Japanese Architecture and Sustainability

I often discuss sustainable design with my husband, who is a LEED (Leadership in Energy & Environmental Design)-certified architect–how he incorporates everything from harvesting daylight to green roofs to featuring prominent screens with energy consumption data in his current projects. Despite my ongoing personal interest in sustainability issues, however, I had never pursued them in a systematic manner nor had I really considered incorporating them into my teaching on Japanese art history and visual culture. When I received the Trillium sustainability workshop announcement a (LED) light bulb suddenly went off. I could use this opportunity as a springboard to learn about the state of sustainability studies from an academic standpoint while getting hands-on advice about how to incorporate these critical issues into my teaching. I joined the Trillium sustainability workshop to revamp and enhance my regularly offered course “Japanese Architecture.” My objective was to learn new and innovative ways to address the 21st century concerns of urbanization, sustainability, and environmental design related to building in a “disaster nation,” particularly focusing on issues in the post-Fukushima context.

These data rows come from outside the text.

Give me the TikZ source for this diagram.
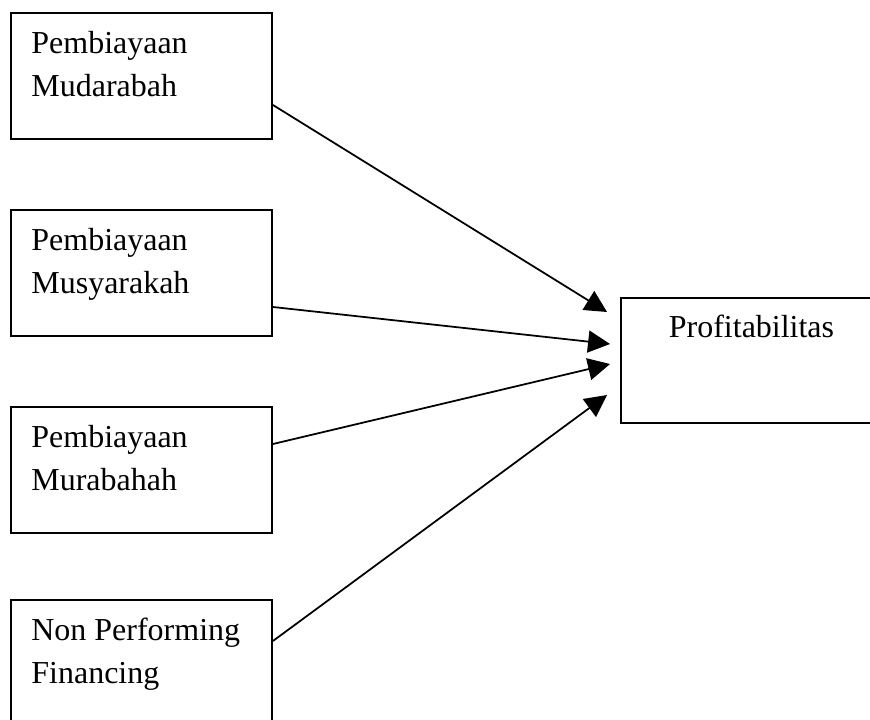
\documentclass[tikz,border=0pt]{standalone}
\usepackage{fontspec}
\setmainfont{Liberation Serif}
\usepackage{tikz}
\usetikzlibrary{arrows.meta, positioning}

\begin{document}
\begin{tikzpicture}[
    x=0.02cm, y=-0.02cm,
    box/.style={draw, line width=1.1pt, minimum width=5.22cm, minimum height=2.52cm, inner sep=0pt},
    txt/.style={align=left, inner sep=0pt, font=\fontsize{18.2}{24.5}\selectfont},
    arrow/.style={-{Triangle[length=0.44cm, width=0.44cm]}, line width=1pt}
]

\useasboundingbox (0,0) rectangle (870,720);

% Boxes
\node[box] (mudarabah) at (141.5,76) {};
\node[box] (musyarakah) at (141.5,273) {};
\node[box] (murabahah) at (141.5,470) {};
\node[box] (npf) at (141.5,663) {};
\node[box, minimum height=2.5cm] (profit) at (751.5,360.5) {};

% Labels
\node[txt, anchor=north west] (tmudarabah) at ([shift={(21,19)}]mudarabah.north west)
{Pembiayaan\\Mudarabah};
\node[txt, anchor=north west] (tmusyarakah) at ([shift={(21,19)}]musyarakah.north west)
{Pembiayaan\\Musyarakah};
\node[txt, anchor=north west] (tmurabahah) at ([shift={(21,19)}]murabahah.north west)
{Pembiayaan\\Murabahah};
\node[txt, anchor=north west] (tnpf) at ([shift={(21,19)}]npf.north west)
{Non Performing\\Financing};
\node[txt, anchor=north] (tprofit) at ([shift={(0,18)}]profit.north)
{Profitabilitas};

% Arrows
\draw[arrow] ([yshift=-0.58cm]mudarabah.east) -- ([xshift=-0.26cm, yshift=0.97cm]profit.west);
\draw[arrow] ([yshift=-0.68cm]musyarakah.east) -- ([xshift=-0.2cm, yshift=0.33cm]profit.west);
\draw[arrow] ([yshift=0.52cm]murabahah.east) -- ([xshift=-0.2cm, yshift=-0.07cm]profit.west);
\draw[arrow] ([yshift=0.44cm]npf.east) -- ([xshift=-0.26cm, yshift=-0.69cm]profit.west);

\end{tikzpicture}
\end{document}
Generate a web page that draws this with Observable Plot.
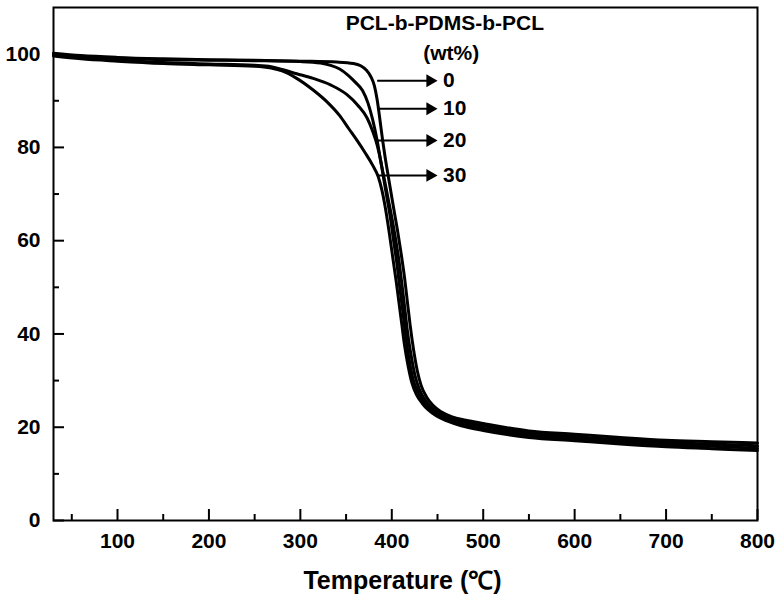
<!DOCTYPE html>
<html><head><meta charset="utf-8">
<script src="https://cdn.jsdelivr.net/npm/d3@7"></script>
<script src="https://cdn.jsdelivr.net/npm/@observablehq/plot@0.6"></script>
<style>body{margin:0;background:#fff}</style>
</head><body><div id="chart"></div>
<script>
// Series (PCL-b-PDMS-b-PCL content, wt%)
const seriesNames = ["0", "10", "20", "30"];

const temp0 = [30,60,100,150,200,250,300,340,358,366,372,377,381,384,387,390,393,396,399,402,406,410,414,417,420,424,428,432,438,445,454,466,481,500,550,600,650,700,750,800];
const wt0   = [100.2,99.7,99.3,99.0,98.8,98.7,98.5,98.3,98.0,97.5,96.6,95.2,93.2,90.2,86,81.5,77.5,74,70.5,67,62.5,57.5,52,47,42,36.4,32,29,26.5,24.7,23.3,22.2,21.5,20.8,19.2,18.5,17.8,17.2,16.9,16.6];

const temp10 = [30,60,100,150,200,250,300,322,333,343,352,360,368,374,379,384,388,392,396,400,404,408,411.5,414.5,417.5,421.5,425.5,430,436,443,452,464,479,500,550,600,650,700,750,800];
const wt10   = [100,99.5,99.1,98.8,98.7,98.6,98.4,98.1,97.6,96.8,95.5,94.0,92.2,89.5,86,81.5,77,73,69,65,60.5,55.5,50,45,40,35,31,28.2,26,24.3,23,21.9,21.1,20.3,18.7,18.0,17.3,16.7,16.4,16.0];

const temp20 = [30,60,100,150,200,250,268,280,296,314,333,351,363,373,379,384,388,391,394,398,402,406,409,412,415,419,423,428,434,441,450,462,477,500,550,600,650,700,750,800];
const wt20   = [99.8,99.2,98.7,98.2,97.9,97.6,97.3,96.7,95.8,94.8,93.4,91.3,89,86.3,83.5,80.5,77,73.5,70,65.5,60,54.5,49.5,45,40,34.5,30.5,27.8,25.7,24.0,22.7,21.6,20.7,19.8,18.3,17.6,16.9,16.3,15.9,15.5];

const temp30 = [30,60,100,150,200,250,268,280,296,314,330,343,353,362,371,379,385,389,393,397,401,405,408,411,414,418,422,427,433,440,449,461,476,500,550,600,650,700,750,800];
const wt30   = [99.6,99.0,98.5,98.0,97.7,97.4,97.0,96.4,94.8,92.3,89.6,86.8,84,81.5,78.8,76.2,73.8,71,67,62,56.5,51,46.5,42,37.5,33,29.5,27,25.2,23.7,22.4,21.3,20.3,19.3,17.8,17.1,16.4,15.8,15.4,15.0];

// Axis ticks
const xMajor = [100,200,300,400,500,600,700,800];
const xMinor = [50,150,250,350,450,550,650,750];
const yMajor = [0,20,40,60,80,100];
const yMinor = [10,30,50,70,90];

const temps = [temp0, temp10, temp20, temp30];
const wts = [wt0, wt10, wt20, wt30];
const rows = seriesNames.flatMap((s, i) => temps[i].map((t, j) => ({series: s, t, w: wts[i][j]})));

// Legend arrows (label, level in wt% axis units)
const arrowLevels = [94.3, 88.3, 81.5, 74.0];
const legendRows = seriesNames.map((s, i) => ({label: s, w: arrowLevels[i]}));

const font = "'Liberation Sans', Arial, Helvetica, sans-serif";
const W = 784, H = 607, mL = 53, mR = 27, mT = 7, mB = 87;
const frameW = W - mL - mR, frameH = H - mT - mB;

const chart = Plot.plot({
  width: W,
  height: H,
  marginLeft: mL,
  marginRight: mR,
  marginTop: mT,
  marginBottom: mB,
  style: {fontFamily: font, fontWeight: "bold", background: "#fff", color: "#000"},
  x: {domain: [30, 800]},
  y: {domain: [0, 110]},
  marks: [
    Plot.line(rows, {x: "t", y: "w", z: "series", stroke: "#000", strokeWidth: 3, curve: "monotone-x"}),
    // legend arrows
    Plot.link(legendRows, {x1: () => 384, x2: () => 443, y1: "w", y2: "w", stroke: "#000", strokeWidth: 2}),
    Plot.dot(legendRows, {x: () => 443, y: "w", symbol: "triangle", rotate: 90, r: 4.8, fill: "#000", stroke: null, dx: -1}),
    Plot.text(legendRows, {x: () => 456, y: "w", text: "label", textAnchor: "start", fontSize: 21, fontWeight: "bold", fill: "#000"}),
    Plot.text(["PCL-b-PDMS-b-PCL"], {x: () => 458, y: () => 106.6, text: d => d, fontSize: 21, fontWeight: "bold", fill: "#000"}),
    Plot.text(["(wt%)"], {x: () => 465, y: () => 100.2, text: d => d, fontSize: 21, fontWeight: "bold", fill: "#000"}),
    // inward ticks
    Plot.tickX(xMajor, {insetTop: frameH - 11, stroke: "#000", strokeWidth: 2}),
    Plot.tickX(xMinor, {insetTop: frameH - 6, stroke: "#000", strokeWidth: 2}),
    Plot.tickY(yMajor, {insetRight: frameW - 11, stroke: "#000", strokeWidth: 2}),
    Plot.tickY(yMinor, {insetRight: frameW - 6, stroke: "#000", strokeWidth: 2}),
    // tick labels
    Plot.axisX(xMajor, {tickSize: 0, tickPadding: 13, fontSize: 21, label: null, tickFormat: d => String(d)}),
    Plot.axisY(yMajor, {tickSize: 0, tickPadding: 13, fontSize: 21, label: null, tickFormat: d => String(d)}),
    Plot.text(["Temperature (\u2103)"], {frameAnchor: "bottom", dy: 68, text: d => d, fontSize: 25, fontWeight: "bold", fill: "#000", dx: -3}),
    Plot.frame({stroke: "#000", strokeWidth: 2})
  ]
});
document.getElementById("chart").appendChild(chart);
</script>
</body></html>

“Japanese Architecture” is a survey of the major architectural traditions of Japan. Architectural sites discussed range from prehistoric tombs and dwellings up through the innovative and sustainable contemporary design work of world-renowned Japanese architects such as Isozaki Arata, Ando Tadao, and recent Pritzker prizewinner Ban Shigeru. While the course is organized chronologically, individual sessions focus on the development of various architectural typologies over time, including Buddhist temples, Shinto shrines, tea ceremony structures, garden design, imperial and shogunal palaces, fortified castles, modern institutional structures, and private residences. Japanese architectural practices are considered in comparison with other Asian and Euro-American building traditions. In addition to focusing on the aesthetic and structural issues related to various Japanese architectural monuments, we also examine the historical, social, religious, and environmental contexts of their construction and use.

My experience at the Trillium workshop in January has inspired a number of enhancements to the course, which will be implemented in three main areas. I plan to dedicate a full session to the theme of sustainability in which students will read a general theoretical introduction by Leslie Paul Thiele in conjunction with work by Azby Brown on Japan’s long history of sustainable practices in building material use (“The Sustainable City: The Carpenter of Edo,” in Just Enough, Tokyo, Kodansha, 2009). This will tie into earlier discussions in the course about Shinto architecture and the sacred harvesting of wood materials in the context of an animistic local culture. It will also span up to the contemporary green design work of prominent firm Nikken Sekkei. In addition, discussions about sustainability will feature prominently in course sessions on the urban development of Edo-Tokyo and the dramatic transformation of the city’s waterways. Using the important work of urban historian, Jinnai Hidenobu (“The Cosmology of a City of Water,” in Tokyo: A Spatial Anthropology, Berkeley, University of California Press, 1995), the class will consider how Edo reengineered its waterways and Tokyo lost them to expedient development for transportation infrastructure in the frantic race to prepare for the 1964 summer Olympics. We will discuss arguments for reestablishing Tokyo as the “Venice of the East” and movements to reclaim and re-naturalize its canals and harbors. Other sessions will broach questions of sustainable design as a result of economic necessity and critical social equity issues related to equality of access to environmental design. The course will conclude with a timely discussion of architectural design and environmental issues in the aftermath of the Kobe earthquake of 1995 and the mega disaster of 2011, when the northern Tohoku region of the archipelago was hit by an earthquake and tsunami that triggered a meltdown at the Fukushima Daiichi nuclear plant. I am looking forward to teaching this new, enhanced version of the course in Fall 2015.